Think of your family. Do you only see your children when they are asleep after you get home? Are weekends so crammed with errands that you can’t do during the week that you are left with no time for fun? Do you talk with your wife or husband more through email than face-to-face? It might be time for a good hard look at your work-life balance.
Where’s the fun? One of the best measurements of whether it’s time for a job change is whether you still enjoy the job. If you are not having fun at the job or at least feeling productive and successful, why are you still doing it? Life is not a dress rehearsal. We only get one shot at this so don’t waste it by being miserable.

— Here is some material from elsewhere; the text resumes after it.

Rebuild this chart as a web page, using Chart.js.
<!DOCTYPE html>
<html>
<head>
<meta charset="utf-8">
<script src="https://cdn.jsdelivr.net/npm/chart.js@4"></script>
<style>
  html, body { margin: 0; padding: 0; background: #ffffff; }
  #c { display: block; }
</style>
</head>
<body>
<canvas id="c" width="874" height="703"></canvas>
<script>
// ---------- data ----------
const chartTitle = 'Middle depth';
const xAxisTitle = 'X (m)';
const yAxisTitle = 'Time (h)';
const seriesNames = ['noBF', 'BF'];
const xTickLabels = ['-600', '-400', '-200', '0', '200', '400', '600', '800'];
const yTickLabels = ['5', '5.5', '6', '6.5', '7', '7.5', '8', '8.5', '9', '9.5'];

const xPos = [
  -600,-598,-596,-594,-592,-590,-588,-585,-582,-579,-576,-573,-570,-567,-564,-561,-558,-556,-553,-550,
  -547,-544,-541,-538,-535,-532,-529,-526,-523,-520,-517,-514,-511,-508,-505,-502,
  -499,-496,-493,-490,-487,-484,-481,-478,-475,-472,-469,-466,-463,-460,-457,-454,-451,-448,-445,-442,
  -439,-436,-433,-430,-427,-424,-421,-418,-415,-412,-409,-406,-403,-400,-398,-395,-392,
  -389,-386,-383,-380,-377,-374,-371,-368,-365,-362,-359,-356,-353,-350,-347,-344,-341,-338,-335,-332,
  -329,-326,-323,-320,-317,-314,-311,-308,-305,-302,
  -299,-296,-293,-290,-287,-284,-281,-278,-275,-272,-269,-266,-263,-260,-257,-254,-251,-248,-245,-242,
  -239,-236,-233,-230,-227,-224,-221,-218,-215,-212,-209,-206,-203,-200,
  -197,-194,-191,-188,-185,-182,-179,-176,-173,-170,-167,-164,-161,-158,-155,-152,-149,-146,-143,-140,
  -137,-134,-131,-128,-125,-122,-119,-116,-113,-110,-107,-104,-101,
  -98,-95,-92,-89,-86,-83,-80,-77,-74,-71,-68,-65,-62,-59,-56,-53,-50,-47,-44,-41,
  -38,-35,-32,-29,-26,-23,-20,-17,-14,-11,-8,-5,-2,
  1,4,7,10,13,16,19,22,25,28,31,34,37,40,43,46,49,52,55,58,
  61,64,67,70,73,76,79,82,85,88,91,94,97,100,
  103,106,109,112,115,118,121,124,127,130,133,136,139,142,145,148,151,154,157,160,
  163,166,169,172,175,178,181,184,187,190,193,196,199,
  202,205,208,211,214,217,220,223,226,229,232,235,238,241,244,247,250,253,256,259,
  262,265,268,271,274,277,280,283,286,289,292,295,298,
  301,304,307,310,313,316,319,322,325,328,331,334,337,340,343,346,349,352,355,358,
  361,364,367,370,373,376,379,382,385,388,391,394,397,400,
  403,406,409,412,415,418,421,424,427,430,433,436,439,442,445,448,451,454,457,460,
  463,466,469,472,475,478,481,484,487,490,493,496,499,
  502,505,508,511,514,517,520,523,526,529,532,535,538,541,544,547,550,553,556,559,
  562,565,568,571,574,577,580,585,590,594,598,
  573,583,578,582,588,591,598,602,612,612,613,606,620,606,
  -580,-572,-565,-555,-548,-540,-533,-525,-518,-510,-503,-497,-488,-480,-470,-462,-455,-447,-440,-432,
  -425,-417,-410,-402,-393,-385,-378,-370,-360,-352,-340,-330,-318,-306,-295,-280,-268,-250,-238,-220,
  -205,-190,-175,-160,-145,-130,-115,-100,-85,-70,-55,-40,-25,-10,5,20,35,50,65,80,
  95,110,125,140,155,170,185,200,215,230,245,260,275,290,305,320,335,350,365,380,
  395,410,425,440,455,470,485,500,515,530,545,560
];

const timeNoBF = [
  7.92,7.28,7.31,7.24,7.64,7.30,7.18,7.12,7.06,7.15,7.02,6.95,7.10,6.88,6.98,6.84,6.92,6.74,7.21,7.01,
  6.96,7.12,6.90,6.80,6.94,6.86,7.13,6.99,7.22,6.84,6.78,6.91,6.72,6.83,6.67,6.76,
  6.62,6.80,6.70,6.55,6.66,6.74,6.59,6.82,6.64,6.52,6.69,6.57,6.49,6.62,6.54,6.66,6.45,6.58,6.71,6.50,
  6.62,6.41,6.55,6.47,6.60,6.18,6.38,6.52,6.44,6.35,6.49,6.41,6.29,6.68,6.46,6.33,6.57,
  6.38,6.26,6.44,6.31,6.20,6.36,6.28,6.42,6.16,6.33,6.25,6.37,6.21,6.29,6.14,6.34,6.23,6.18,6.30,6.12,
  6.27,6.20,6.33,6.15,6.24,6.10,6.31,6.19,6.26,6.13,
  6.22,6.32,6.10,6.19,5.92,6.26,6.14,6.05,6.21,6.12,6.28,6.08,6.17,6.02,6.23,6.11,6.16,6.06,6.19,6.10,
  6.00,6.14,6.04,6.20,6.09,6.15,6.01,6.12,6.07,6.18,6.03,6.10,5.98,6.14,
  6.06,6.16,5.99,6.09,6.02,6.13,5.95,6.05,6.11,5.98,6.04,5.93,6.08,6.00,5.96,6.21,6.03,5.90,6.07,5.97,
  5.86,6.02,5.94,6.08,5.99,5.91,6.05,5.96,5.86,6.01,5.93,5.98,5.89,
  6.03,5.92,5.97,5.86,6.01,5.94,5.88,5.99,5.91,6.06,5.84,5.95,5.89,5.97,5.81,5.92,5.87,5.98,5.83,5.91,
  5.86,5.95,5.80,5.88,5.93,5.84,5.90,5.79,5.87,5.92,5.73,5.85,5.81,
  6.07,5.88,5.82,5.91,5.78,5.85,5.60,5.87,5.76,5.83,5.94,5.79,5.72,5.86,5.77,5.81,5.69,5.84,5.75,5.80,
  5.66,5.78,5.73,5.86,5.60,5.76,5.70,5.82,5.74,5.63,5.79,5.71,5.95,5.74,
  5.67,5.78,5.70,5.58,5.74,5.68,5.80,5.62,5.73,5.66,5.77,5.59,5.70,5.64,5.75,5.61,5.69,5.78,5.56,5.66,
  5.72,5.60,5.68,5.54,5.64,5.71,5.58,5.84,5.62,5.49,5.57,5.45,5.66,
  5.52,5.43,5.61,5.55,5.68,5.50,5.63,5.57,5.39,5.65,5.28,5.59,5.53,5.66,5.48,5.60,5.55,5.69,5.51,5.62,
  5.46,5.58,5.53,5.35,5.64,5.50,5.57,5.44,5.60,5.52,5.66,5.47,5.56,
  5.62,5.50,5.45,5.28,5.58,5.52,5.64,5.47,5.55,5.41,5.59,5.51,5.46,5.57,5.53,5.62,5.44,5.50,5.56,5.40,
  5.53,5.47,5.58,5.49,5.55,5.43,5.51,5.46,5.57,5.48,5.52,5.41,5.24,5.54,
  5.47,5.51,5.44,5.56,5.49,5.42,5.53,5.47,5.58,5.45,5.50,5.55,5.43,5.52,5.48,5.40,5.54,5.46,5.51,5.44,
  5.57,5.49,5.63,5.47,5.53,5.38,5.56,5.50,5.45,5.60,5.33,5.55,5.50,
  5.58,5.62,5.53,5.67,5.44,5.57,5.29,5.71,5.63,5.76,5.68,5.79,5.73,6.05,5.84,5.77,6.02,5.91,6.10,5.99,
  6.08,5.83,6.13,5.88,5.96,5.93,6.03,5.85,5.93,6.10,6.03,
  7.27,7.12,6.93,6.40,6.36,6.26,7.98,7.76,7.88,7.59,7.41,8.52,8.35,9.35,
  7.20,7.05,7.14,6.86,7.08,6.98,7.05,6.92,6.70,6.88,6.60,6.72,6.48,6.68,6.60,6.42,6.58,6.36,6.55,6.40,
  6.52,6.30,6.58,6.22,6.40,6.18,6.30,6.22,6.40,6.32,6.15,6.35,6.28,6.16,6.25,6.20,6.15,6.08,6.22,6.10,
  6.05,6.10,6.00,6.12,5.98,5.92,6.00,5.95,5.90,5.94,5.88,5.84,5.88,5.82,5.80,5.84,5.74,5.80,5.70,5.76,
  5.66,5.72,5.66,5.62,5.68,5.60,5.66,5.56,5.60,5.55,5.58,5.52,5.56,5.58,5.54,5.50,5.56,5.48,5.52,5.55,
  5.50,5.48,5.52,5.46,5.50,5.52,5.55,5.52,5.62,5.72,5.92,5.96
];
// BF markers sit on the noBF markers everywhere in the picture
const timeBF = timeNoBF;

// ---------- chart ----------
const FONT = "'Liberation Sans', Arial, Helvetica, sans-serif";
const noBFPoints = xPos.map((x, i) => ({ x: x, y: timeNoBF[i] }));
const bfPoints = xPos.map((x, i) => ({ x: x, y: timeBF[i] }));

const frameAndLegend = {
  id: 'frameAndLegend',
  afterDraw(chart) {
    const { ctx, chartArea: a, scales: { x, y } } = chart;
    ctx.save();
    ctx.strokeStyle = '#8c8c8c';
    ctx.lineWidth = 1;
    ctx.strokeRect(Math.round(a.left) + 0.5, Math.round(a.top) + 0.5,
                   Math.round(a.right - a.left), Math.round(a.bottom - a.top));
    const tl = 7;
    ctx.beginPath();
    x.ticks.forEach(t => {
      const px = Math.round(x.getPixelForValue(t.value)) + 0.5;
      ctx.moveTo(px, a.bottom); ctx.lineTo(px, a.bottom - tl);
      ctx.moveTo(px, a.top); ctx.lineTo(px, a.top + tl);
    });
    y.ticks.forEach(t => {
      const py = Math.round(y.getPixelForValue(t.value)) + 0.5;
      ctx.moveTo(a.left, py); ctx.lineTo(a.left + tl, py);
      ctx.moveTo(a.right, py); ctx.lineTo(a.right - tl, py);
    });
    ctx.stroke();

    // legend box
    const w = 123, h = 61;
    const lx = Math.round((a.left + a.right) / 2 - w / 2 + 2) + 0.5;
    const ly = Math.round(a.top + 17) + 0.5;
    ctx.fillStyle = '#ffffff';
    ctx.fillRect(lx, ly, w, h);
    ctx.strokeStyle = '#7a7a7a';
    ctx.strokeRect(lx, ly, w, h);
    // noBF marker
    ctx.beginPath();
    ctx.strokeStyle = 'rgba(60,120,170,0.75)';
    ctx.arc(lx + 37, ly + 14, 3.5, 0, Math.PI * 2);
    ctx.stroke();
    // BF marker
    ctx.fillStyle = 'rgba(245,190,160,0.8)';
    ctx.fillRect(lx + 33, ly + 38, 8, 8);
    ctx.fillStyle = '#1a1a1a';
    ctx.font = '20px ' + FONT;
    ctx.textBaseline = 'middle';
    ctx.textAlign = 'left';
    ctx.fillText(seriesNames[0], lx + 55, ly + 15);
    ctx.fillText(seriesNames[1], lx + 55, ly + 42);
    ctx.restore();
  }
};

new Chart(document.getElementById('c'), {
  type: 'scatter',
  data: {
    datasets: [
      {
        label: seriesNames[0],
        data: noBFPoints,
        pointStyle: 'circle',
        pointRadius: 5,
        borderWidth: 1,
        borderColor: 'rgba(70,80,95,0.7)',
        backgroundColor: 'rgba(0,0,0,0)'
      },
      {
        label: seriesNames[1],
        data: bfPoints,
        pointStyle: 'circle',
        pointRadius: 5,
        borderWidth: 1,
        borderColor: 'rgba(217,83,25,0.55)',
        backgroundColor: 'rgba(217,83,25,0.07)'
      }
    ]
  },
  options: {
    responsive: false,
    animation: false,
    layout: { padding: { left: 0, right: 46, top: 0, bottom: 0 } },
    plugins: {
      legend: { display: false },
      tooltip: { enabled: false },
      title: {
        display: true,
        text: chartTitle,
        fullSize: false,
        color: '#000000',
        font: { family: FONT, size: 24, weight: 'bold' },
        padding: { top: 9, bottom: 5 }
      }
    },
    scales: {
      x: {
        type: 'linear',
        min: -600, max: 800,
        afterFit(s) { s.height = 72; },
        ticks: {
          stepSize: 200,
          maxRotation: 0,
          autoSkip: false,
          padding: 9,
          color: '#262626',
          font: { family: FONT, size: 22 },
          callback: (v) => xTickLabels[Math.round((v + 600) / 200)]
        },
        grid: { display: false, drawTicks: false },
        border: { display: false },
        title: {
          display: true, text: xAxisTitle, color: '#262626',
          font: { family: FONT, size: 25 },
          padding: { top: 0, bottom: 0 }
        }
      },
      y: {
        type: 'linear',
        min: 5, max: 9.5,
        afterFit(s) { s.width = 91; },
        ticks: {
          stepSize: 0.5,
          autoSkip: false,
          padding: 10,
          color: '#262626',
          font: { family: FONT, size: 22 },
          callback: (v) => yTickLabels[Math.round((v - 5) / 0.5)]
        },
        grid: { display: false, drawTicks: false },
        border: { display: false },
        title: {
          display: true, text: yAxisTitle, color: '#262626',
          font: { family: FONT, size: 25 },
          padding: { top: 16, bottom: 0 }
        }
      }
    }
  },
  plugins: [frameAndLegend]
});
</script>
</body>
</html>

What are your priorities? I know a couple who are mortgaged past their eyeballs, have two new cars on which they are paying, a new boat, and are putting in a pool. They both have to work full-time plus overtime just to make all the payments and stay ahead of the repo man. When you overload yourself financially, your job becomes more a paycheck than a profession.
Is there a Boogeyman? Sometimes you love your job but there is one person in the workplace that just makes life horrible. Sometimes that person has serious power over your future. In that case, it might be best to start searching for something new that will offer a safer environment.
Is the job a good fit? Some people just can’t stand being in an office all day. Some prefer to work alone. Some want to be outside or traveling. If you are doing something that simply does not fit your personality, you are not going to be successful and you are not going to enjoy it. Look for something that does fit and can make you happy.
If you decide to look for a new job, make sure you leave the old one in a positive way. Always provide a minimum of two weeks notice (longer if your job is complex or high-level). Always finish projects before you leave or do a very good job in passing them on to the new person or others on the team. Put your resignation in writing on paper (not email) just to cover all your bases. Be ethical and treat the situation as if you were the employer – think how you would want YOUR employees to act. Never burn bridges when you resign a job.